**Set problem**. Leave out the pictures and set down exactly the lines from the start of the listing through the one with "1.6, 1.4, 1.5, 1.5, 1.5, 1.4]", both included.
-- begin Provided data --
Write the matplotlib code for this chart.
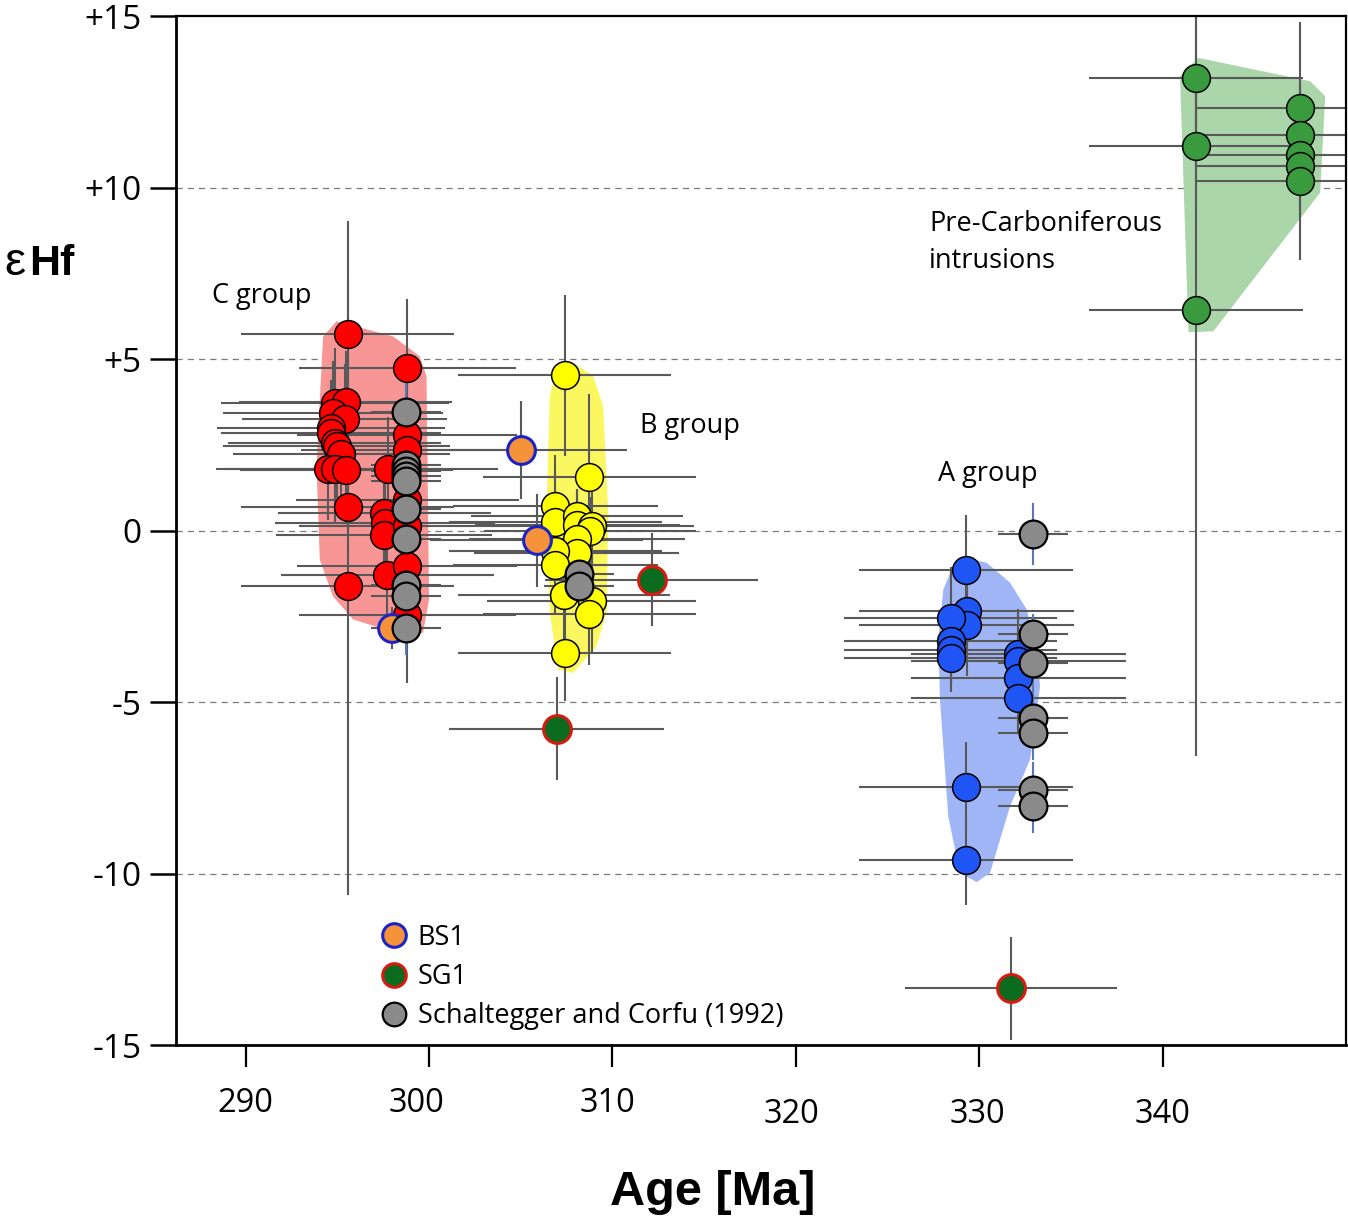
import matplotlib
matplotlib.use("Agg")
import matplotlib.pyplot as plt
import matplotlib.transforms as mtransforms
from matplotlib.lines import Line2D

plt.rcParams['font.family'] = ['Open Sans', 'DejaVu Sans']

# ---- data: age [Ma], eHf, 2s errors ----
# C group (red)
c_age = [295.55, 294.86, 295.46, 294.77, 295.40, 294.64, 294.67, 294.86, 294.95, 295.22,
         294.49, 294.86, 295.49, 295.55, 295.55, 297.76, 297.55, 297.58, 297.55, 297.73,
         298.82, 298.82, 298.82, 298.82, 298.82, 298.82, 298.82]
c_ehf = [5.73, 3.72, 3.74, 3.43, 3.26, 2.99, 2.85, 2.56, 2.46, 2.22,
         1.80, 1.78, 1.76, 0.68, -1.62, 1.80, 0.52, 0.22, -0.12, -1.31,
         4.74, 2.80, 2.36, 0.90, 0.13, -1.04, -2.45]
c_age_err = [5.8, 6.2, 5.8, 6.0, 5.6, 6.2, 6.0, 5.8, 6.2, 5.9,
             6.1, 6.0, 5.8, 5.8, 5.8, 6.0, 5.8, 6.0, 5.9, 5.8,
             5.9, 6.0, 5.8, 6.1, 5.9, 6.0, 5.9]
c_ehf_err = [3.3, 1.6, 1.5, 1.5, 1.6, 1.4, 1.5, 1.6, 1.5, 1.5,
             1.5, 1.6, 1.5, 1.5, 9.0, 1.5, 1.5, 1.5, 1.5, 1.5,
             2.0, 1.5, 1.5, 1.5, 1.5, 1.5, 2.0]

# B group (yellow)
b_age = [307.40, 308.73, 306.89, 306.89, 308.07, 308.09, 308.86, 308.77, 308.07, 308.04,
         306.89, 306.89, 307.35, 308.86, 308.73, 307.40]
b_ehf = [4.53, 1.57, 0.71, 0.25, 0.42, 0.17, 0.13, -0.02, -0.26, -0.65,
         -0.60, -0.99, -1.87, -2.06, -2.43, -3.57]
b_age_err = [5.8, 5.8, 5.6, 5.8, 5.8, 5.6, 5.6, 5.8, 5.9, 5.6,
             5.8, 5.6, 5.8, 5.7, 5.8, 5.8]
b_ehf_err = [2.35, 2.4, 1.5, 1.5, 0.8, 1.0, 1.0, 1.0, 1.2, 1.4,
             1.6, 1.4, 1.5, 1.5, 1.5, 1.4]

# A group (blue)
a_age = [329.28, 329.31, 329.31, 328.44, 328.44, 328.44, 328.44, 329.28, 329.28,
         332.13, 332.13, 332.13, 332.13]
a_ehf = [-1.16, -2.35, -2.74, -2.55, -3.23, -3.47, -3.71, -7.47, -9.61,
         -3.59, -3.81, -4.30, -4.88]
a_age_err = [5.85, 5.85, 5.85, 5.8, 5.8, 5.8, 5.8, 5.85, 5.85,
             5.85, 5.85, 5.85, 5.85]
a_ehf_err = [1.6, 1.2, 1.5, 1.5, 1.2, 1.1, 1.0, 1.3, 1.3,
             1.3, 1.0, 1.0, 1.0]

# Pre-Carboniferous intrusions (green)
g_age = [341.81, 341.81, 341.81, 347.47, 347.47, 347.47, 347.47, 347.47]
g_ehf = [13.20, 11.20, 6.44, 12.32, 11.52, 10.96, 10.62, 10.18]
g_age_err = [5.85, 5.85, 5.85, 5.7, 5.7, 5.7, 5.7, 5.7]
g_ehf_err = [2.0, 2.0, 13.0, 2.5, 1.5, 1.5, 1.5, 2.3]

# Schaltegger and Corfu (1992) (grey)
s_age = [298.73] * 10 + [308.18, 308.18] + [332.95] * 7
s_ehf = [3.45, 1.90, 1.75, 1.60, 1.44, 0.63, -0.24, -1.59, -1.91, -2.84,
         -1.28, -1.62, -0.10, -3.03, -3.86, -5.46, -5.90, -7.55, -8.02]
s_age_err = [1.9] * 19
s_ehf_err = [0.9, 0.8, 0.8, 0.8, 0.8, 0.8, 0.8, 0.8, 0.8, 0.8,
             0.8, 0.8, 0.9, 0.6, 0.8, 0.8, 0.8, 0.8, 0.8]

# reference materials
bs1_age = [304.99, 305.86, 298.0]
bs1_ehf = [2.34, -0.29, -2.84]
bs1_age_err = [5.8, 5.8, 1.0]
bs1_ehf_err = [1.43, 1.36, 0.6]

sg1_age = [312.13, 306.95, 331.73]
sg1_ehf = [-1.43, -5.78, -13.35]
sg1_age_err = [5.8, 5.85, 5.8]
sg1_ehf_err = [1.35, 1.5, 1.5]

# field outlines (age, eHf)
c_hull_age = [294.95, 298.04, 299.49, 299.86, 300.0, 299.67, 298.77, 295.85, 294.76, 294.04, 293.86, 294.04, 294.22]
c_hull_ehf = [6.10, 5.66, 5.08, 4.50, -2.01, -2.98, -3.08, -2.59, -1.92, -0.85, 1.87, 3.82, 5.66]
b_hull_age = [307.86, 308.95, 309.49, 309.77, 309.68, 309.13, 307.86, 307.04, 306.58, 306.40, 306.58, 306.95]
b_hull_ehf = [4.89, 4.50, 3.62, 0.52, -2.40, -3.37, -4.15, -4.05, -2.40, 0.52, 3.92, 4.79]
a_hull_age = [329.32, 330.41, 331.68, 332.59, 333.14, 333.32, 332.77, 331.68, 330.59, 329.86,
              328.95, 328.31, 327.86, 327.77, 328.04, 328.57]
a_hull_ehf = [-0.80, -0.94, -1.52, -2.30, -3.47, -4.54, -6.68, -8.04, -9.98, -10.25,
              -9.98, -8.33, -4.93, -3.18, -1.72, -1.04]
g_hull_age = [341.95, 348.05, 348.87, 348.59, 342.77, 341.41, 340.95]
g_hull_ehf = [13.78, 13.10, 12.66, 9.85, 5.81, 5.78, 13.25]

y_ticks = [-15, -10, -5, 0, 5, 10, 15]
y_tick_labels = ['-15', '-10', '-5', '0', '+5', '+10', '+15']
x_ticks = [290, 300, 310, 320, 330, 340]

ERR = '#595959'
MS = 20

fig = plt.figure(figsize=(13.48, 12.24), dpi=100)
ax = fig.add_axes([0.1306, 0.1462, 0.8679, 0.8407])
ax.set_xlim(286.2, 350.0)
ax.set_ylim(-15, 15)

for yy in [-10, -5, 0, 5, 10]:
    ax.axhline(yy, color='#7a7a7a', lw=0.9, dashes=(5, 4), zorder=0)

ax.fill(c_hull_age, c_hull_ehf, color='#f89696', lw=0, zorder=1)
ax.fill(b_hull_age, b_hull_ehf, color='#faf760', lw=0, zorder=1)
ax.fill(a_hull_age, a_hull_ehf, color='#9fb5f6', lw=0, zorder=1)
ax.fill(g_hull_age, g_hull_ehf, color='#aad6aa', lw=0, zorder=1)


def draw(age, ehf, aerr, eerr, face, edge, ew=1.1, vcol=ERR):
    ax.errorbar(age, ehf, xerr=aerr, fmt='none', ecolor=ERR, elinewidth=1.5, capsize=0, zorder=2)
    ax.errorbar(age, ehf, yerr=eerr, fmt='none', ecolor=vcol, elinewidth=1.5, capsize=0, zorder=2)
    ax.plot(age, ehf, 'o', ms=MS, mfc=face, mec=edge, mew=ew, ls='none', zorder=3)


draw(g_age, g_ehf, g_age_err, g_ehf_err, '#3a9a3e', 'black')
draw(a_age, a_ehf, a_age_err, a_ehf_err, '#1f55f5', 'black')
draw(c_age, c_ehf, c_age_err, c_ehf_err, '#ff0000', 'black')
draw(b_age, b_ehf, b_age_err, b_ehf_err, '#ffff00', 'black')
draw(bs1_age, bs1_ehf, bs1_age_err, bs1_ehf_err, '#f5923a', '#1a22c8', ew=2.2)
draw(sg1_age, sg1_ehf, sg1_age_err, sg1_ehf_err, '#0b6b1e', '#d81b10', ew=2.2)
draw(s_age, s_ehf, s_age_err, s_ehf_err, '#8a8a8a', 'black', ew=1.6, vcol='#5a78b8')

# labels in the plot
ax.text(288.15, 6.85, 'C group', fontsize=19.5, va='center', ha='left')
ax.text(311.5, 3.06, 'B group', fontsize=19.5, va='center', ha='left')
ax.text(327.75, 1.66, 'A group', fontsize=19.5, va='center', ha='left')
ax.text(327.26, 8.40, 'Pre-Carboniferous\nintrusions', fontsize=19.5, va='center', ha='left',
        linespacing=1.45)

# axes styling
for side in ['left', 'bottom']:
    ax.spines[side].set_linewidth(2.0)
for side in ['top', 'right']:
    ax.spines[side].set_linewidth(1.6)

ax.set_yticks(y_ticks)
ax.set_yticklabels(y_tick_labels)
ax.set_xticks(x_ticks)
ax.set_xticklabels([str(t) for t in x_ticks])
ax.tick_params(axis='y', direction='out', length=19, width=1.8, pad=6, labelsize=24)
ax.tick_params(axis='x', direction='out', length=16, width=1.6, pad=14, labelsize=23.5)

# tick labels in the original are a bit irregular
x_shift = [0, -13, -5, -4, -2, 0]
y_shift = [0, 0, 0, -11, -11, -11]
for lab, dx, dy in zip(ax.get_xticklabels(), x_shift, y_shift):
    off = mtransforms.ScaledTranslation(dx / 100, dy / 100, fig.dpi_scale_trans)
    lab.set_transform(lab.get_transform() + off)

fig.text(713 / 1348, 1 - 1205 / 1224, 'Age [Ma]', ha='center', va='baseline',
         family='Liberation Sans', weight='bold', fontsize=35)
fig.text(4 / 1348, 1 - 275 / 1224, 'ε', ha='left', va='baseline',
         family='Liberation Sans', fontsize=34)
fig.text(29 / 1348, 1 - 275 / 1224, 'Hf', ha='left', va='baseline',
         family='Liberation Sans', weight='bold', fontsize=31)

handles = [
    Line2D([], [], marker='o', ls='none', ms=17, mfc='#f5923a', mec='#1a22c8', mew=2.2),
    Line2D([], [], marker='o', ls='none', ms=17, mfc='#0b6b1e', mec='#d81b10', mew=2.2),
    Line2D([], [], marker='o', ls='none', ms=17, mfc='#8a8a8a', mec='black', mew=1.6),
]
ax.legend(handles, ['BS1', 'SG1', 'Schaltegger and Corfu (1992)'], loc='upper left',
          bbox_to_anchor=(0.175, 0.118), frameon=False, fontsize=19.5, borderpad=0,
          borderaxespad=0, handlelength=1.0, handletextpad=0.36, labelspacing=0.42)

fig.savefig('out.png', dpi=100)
-- end Provided data --
**Response**.
Write the matplotlib code for this chart.
import matplotlib
matplotlib.use("Agg")
import matplotlib.pyplot as plt
import matplotlib.transforms as mtransforms
from matplotlib.lines import Line2D

plt.rcParams['font.family'] = ['Open Sans', 'DejaVu Sans']

# ---- data: age [Ma], eHf, 2s errors ----
# C group (red)
c_age = [295.55, 294.86, 295.46, 294.77, 295.40, 294.64, 294.67, 294.86, 294.95, 295.22,
         294.49, 294.86, 295.49, 295.55, 295.55, 297.76, 297.55, 297.58, 297.55, 297.73,
         298.82, 298.82, 298.82, 298.82, 298.82, 298.82, 298.82]
c_ehf = [5.73, 3.72, 3.74, 3.43, 3.26, 2.99, 2.85, 2.56, 2.46, 2.22,
         1.80, 1.78, 1.76, 0.68, -1.62, 1.80, 0.52, 0.22, -0.12, -1.31,
         4.74, 2.80, 2.36, 0.90, 0.13, -1.04, -2.45]
c_age_err = [5.8, 6.2, 5.8, 6.0, 5.6, 6.2, 6.0, 5.8, 6.2, 5.9,
             6.1, 6.0, 5.8, 5.8, 5.8, 6.0, 5.8, 6.0, 5.9, 5.8,
             5.9, 6.0, 5.8, 6.1, 5.9, 6.0, 5.9]
c_ehf_err = [3.3, 1.6, 1.5, 1.5, 1.6, 1.4, 1.5, 1.6, 1.5, 1.5,
             1.5, 1.6, 1.5, 1.5, 9.0, 1.5, 1.5, 1.5, 1.5, 1.5,
             2.0, 1.5, 1.5, 1.5, 1.5, 1.5, 2.0]

# B group (yellow)
b_age = [307.40, 308.73, 306.89, 306.89, 308.07, 308.09, 308.86, 308.77, 308.07, 308.04,
         306.89, 306.89, 307.35, 308.86, 308.73, 307.40]
b_ehf = [4.53, 1.57, 0.71, 0.25, 0.42, 0.17, 0.13, -0.02, -0.26, -0.65,
         -0.60, -0.99, -1.87, -2.06, -2.43, -3.57]
b_age_err = [5.8, 5.8, 5.6, 5.8, 5.8, 5.6, 5.6, 5.8, 5.9, 5.6,
             5.8, 5.6, 5.8, 5.7, 5.8, 5.8]
b_ehf_err = [2.35, 2.4, 1.5, 1.5, 0.8, 1.0, 1.0, 1.0, 1.2, 1.4,
             1.6, 1.4, 1.5, 1.5, 1.5, 1.4]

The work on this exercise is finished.